SIMON MATTHEWS on Tom Stoppard’s first and only novel, Lord Malquist and Mr Moon, published in 1966.
The reviews of Tom Stoppard’s debut novel were good: ‘a dream-like London where everything is seen through a haze of despair’, ‘after The Goon Show, Evelyn Waugh, Dali and the Beatles films – a novel to make you laugh, jump and stand on your head.’ The Washington Post was similarly impressed: ‘Zany, aphoristic and flashy . . . a remarkable entertainment, remarkably funny…’
It appeared in 1966. He was 29 and best known – then – for some radio and TV dramas. He had the good fortune to fall in with Anthony Blond, at that point the UKs foremost avant-garde publisher. And what a catalogue Blond had. That year alone it ranged from Querelle of Brest (Jean Genet) and The Sabre Squadron (Simon Raven) to The New London Spy: A Discreet Guide to the City’s Pleasures (Hunter Davies) via The Varieties of Psychedelic Experience (REL Masters and Jean Huston). There was also space for The Left (Gerald Kaufman, then a columnist on the New Statesman), and the military history efforts of Alan Clark.
The presence of Kaufman, and probably Clark, is explained by Blond having political ambitions of his own around then (he was Labour candidate at Chester in the 1964 general election). Would anyone today combine publishing Jean Genet with a career in the Labour Party?
Lord Malquist and Mr Moon is set in London immediately prior to the state funeral of Winston Churchill. What attracted Blond to it? The contrast between a madcap plot and the gravity of national mourning? The satirical barbs made at the expense of a fast-fading UK aristocracy? If the sales pitch was ‘surreal farce set in the run-up to the state funeral of Winston Churchill’ maybe Blond expected healthy sales, if only on the outrage factor.
The action doesn’t stray beyond Mayfair, Piccadilly and tourist London, featuring horse-drawn carriages, clubs, servants, faithful retainers and the like, as well as a comic Irishman, a couple of cowboys (spouting clichés from a 1950s western) and several other lightly written parts.
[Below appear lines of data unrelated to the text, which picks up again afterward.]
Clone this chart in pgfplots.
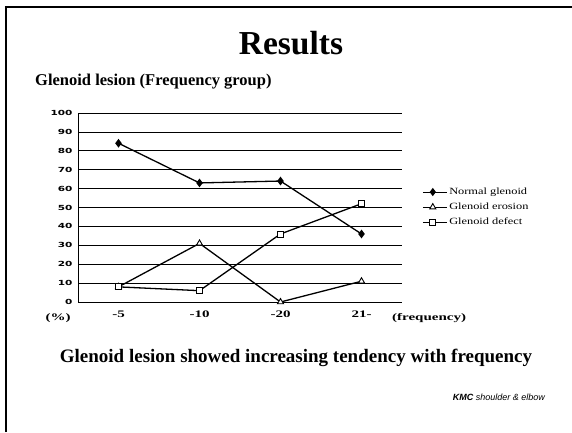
\documentclass[border=0pt]{standalone}
\usepackage{fontspec}
\setmainfont{Liberation Serif}
\newfontfamily\dvs{DejaVu Sans}
\newfontfamily\lsans{Liberation Sans}
\usepackage{graphicx}
\usepackage{pgfplots}
\pgfplotsset{compat=1.18}
\newcommand{\wx}[1]{\scalebox{1.5}[1]{#1}}
\newcommand{\wl}[1]{\scalebox{1.3}[1]{#1}}
\begin{document}
\begin{tikzpicture}[x=1pt,y=1pt]
\useasboundingbox (0,0) rectangle (572,432);
\fill[white] (0,0) rectangle (572,432);
\draw[line width=2.5pt] (6,0) -- (6,425);
\draw[line width=1.6pt] (4.75,425) -- (572,425);
\node[anchor=base] at (291,377) {\fontsize{33.5}{38}\selectfont\bfseries Results};
\node[anchor=base west,inner sep=0pt] at (35,346) {\fontsize{16.5}{20}\selectfont\bfseries Glenoid lesion (Frequency group)};
\node[anchor=base,inner sep=0pt] at (296,70) {\fontsize{19}{22}\selectfont\bfseries Glenoid lesion showed increasing tendency with frequency};
\node[anchor=base east,inner sep=0pt] at (545,32) {\lsans\fontsize{9}{11}\selectfont\itshape\textbf{KMC} shoulder \& elbow};
\node[anchor=base,inner sep=0pt] at (58,112) {\fontsize{10}{12}\selectfont\bfseries\wx{(\%)}};
\node[anchor=base west,inner sep=0pt] at (392,112) {\fontsize{10}{12}\selectfont\bfseries\wx{(frequency)}};
\begin{axis}[
  at={(78pt,130pt)}, anchor=south west,
  scale only axis, width=324pt, height=189pt,
  xmin=-0.5, xmax=3.5, ymin=0, ymax=100,
  xtick={0,1,2,3}, xticklabels={\wx{-5},\wx{-10},\wx{-20},\wx{21-}},
  ytick={0,10,...,100},
  axis x line=bottom, axis y line=left,
  axis line style={-, line width=1pt},
  major tick length=0pt,
  ymajorgrids, grid style={black, line width=0.8pt},
  yticklabel style={font=\dvs\bfseries\fontsize{7}{8}\selectfont, xshift=-2pt},
  yticklabel={\scalebox{1.5}[1]{\pgfmathprintnumber[assume math mode=true]{\tick}}},
  xticklabel style={font=\fontsize{10}{12}\selectfont\bfseries, yshift=-5pt},
  legend style={at={(1.062,0.615)}, anchor=north west, draw=none, fill=none,
    font=\fontsize{9.5}{10}\selectfont, row sep=3pt, inner sep=0pt},
  legend cell align=left,
  legend image code/.code={\draw[#1, line width=1pt, mark repeat=2, mark phase=2] plot coordinates {(0pt,0pt) (10pt,0pt) (24pt,0pt)};},
]
\addplot[black, line width=1.3pt, mark=diamond*, mark size=3.3pt, mark options={solid, fill=black}]
  coordinates {(0,84) (1,63) (2,64) (3,36)};
\addlegendentry{\wl{Normal glenoid}}
\addplot[black, line width=1.3pt, mark=triangle*, mark size=3.5pt, mark options={solid, fill=white, line width=0.9pt}]
  coordinates {(0,8) (1,31) (2,0) (3,11)};
\addlegendentry{\wl{Glenoid erosion}}
\addplot[black, line width=1.3pt, mark=square*, mark size=3pt, mark options={solid, fill=white, line width=0.9pt}]
  coordinates {(0,8) (1,6) (2,36) (3,52)};
\addlegendentry{\wl{Glenoid defect}}
\end{axis}
\end{tikzpicture}
\end{document}
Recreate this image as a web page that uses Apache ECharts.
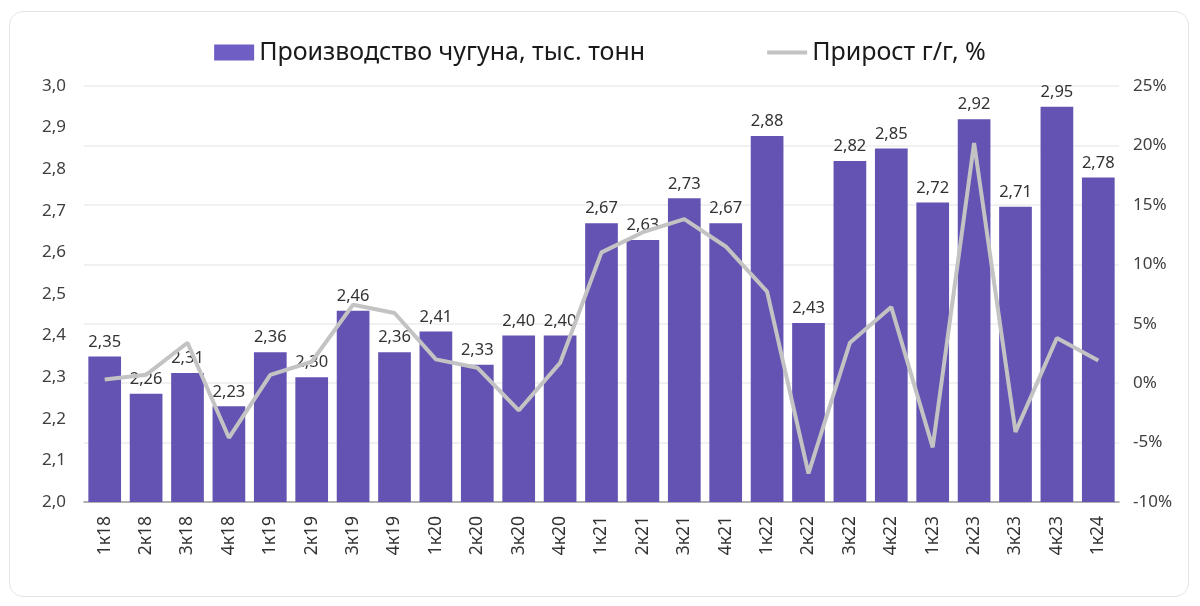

As expected from the title, the main characters are Lord Malquist, an eccentric aristocrat with literary pretentions (he is writing his own interpretation of Hamlet) and Moon, a writer/journalist of some sort, commissioned, rather like Boswell by Johnson, to take down Malquist’s thoughts. Malquist’s wife is also present, providing an on-going erotic interest.
The end result is hard to place in the writing of the time. Not a difficult read, and mainly amusing, the stream of bon-mots, the quirky sexuality, aristocratic trappings, Carnaby Street dandyism and peculiar plot (Stoppard has a bomb throwing anarchist bring things to a conclusion) remind one a bit of the film version of Modesty Blaise. Or possibly an early Moorcock/Cornelius outing. Another comparison might be Joe Orton. It has the same end-of-the-pier revue feel albeit with a lot of sex and jokes about religion and race thrown in. Did Blond think he was getting something that might rival Loot? The reviews nod to The Goon Show, which is reasonable, but other than a wallow in Yellow Submarine-type playfulness, the invoking of the Beatles less so.
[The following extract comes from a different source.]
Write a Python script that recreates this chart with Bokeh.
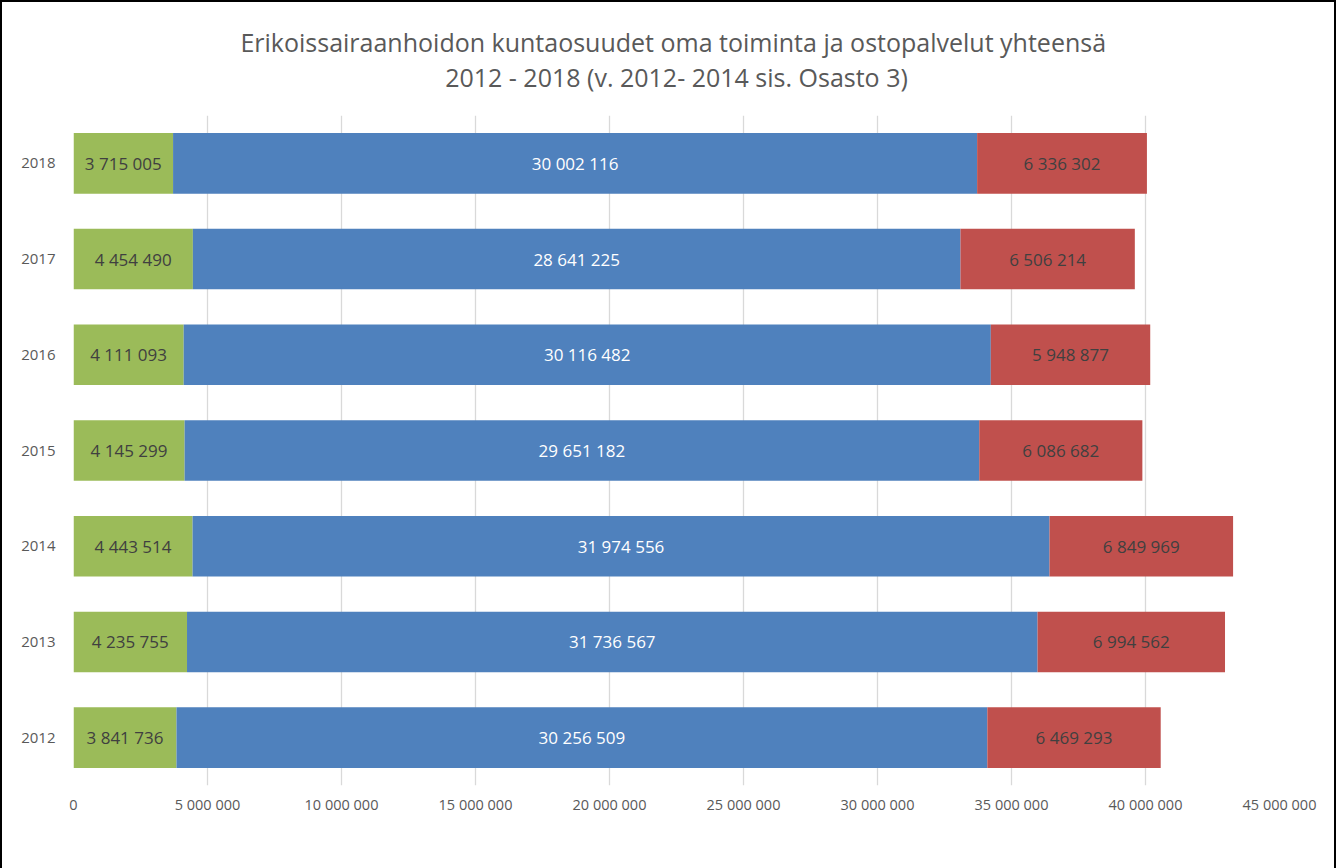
from bokeh.plotting import figure
from bokeh.models import (ColumnDataSource, FactorRange, Range1d, FixedTicker,
                          Legend, Title)
from bokeh.core.properties import value
from bokeh.embed import file_html
from bokeh.resources import INLINE

# ---- data ----
years = ["2012", "2013", "2014", "2015", "2016", "2017", "2018"]
series = ["Pyhäjoki", "Raahe", "Siikajoki"]
pyhajoki = [3841736, 4235755, 4443514, 4145299, 4111093, 4454490, 3715005]
raahe = [30256509, 31736567, 31974556, 29651182, 30116482, 28641225, 30002116]
siikajoki = [6469293, 6994562, 6849969, 6086682, 5948877, 6506214, 6336302]
colors = ["#9BBB59", "#4F81BD", "#C0504D"]
x_ticks = [0, 5000000, 10000000, 15000000, 20000000, 25000000,
           30000000, 35000000, 40000000, 45000000]
title_lines = ["Erikoissairaanhoidon kuntaosuudet  oma toiminta ja ostopalvelut yhteensä",
               "2012 - 2018 (v. 2012- 2014 sis. Osasto 3)"]

FONT = "Open Sans"
GREY = "#595959"


def fmt(v):
    return f"{v:,}".replace(",", " ")


# derived table
mid_p = [a / 2 for a in pyhajoki]
mid_r = [a + b / 2 for a, b in zip(pyhajoki, raahe)]
mid_s = [a + b + c / 2 for a, b, c in zip(pyhajoki, raahe, siikajoki)]
source = ColumnDataSource(dict(
    year=years,
    **{"Pyhäjoki": pyhajoki, "Raahe": raahe, "Siikajoki": siikajoki},
    mid_p=mid_p, mid_r=mid_r, mid_s=mid_s,
    lab_p=[fmt(v) for v in pyhajoki],
    lab_r=[fmt(v) for v in raahe],
    lab_s=[fmt(v) for v in siikajoki],
))

p = figure(frame_width=1206, frame_height=670, output_backend="svg",
           toolbar_location=None,
           y_range=FactorRange(factors=years), x_range=Range1d(0, 45000000),
           min_border_left=71, min_border_right=55, min_border_top=112,
           min_border_bottom=75)
p.styles = {"border-left": "2px solid #000", "border-top": "2px solid #000",
            "border-right": "2px solid #000"}

renderers = p.hbar_stack(series, y="year", height=0.633, color=colors,
                         source=source, line_color=None)

p.text(x="mid_p", y="year", text="lab_p", source=source, text_align="center",
       text_baseline="middle", text_font=value(FONT), text_font_size="17px",
       text_color="#404040")
p.text(x="mid_r", y="year", text="lab_r", source=source, text_align="center",
       text_baseline="middle", text_font=value(FONT), text_font_size="17px",
       text_color="#FFFFFF")
p.text(x="mid_s", y="year", text="lab_s", source=source, text_align="center",
       text_baseline="middle", text_font=value(FONT), text_font_size="17px",
       text_color="#404040")

# axes
p.xaxis.ticker = FixedTicker(ticks=x_ticks)
p.xaxis.major_label_overrides = {t: fmt(t) for t in x_ticks}
p.xaxis.axis_line_color = None
p.xaxis.major_tick_line_color = None
p.xaxis.minor_tick_line_color = None
p.xaxis.major_label_text_font = FONT
p.xaxis.major_label_text_font_size = "14.5px"
p.xaxis.major_label_text_color = GREY
p.xaxis.major_label_standoff = 3

p.yaxis.axis_line_color = None
p.yaxis.major_tick_line_color = None
p.yaxis.minor_tick_line_color = None
p.yaxis.major_label_text_font = FONT
p.yaxis.major_label_text_font_size = "15px"
p.yaxis.major_label_text_color = GREY
p.yaxis.major_label_standoff = 12

p.xgrid.grid_line_color = "#D9D9D9"
p.xgrid.grid_line_width = 1.3
p.ygrid.grid_line_color = None
p.outline_line_color = None

# two-line title
p.add_layout(Title(text="\n".join(title_lines), align="center",
                   text_align="center", text_font=FONT,
                   text_font_size="25px", text_color=GREY,
                   text_font_style="normal", text_line_height=1.04,
                   standoff=42), "above")

legend = Legend(items=[(s, [r]) for s, r in zip(series, renderers)],
                orientation="horizontal", location="top_center",
                glyph_width=11, glyph_height=11, label_standoff=6, spacing=20,
                label_text_font=FONT, label_text_font_size="16px",
                label_text_color=GREY, border_line_color=None,
                background_fill_alpha=0, padding=5, margin=20)
p.add_layout(legend, "below")

open("out.html", "w").write(file_html(p, INLINE))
In truth, Stoppard may be our greatest playwright, but he isn’t a novelist. The characters have zero backstory and, rather as they would in a radio play, they shuttle on and off the page spouting huge amounts of dialogue, some of which, in an arch way, is rather good. There is very little descriptive text and no overall ‘mood’ beyond a freewheeling immediacy.
Perhaps he wrote this as an experiment to work out ideas that he used elsewhere. The allusion to a reworking of Hamlet, and much of the faux Shakespearian dialogue he uses, clearly metamorphosed into Rosencrantz and Guildenstein are Dead, which premiered at the Edinburgh Festival about eighteen months after Stoppard would have been writing his novel. Similarly, the characters of Moon and Birdboot (a butler in the book) were retained in his 1968 play The Real Inspector Hound, where they were played by Richard Briers and Ronnie Barker respectively. It wasn’t a completely wasted effort.
Nor could sales have been that poor. Panther Books, who did ‘paperback reprints of best-selling hardcover novels from other publishers’ brought out a five-shilling edition in 1968, after which, with Stoppard famous for other types of writing, it made a rapid descent into obscurity. It remains his only novel and a first edition today would set you back £80-£90.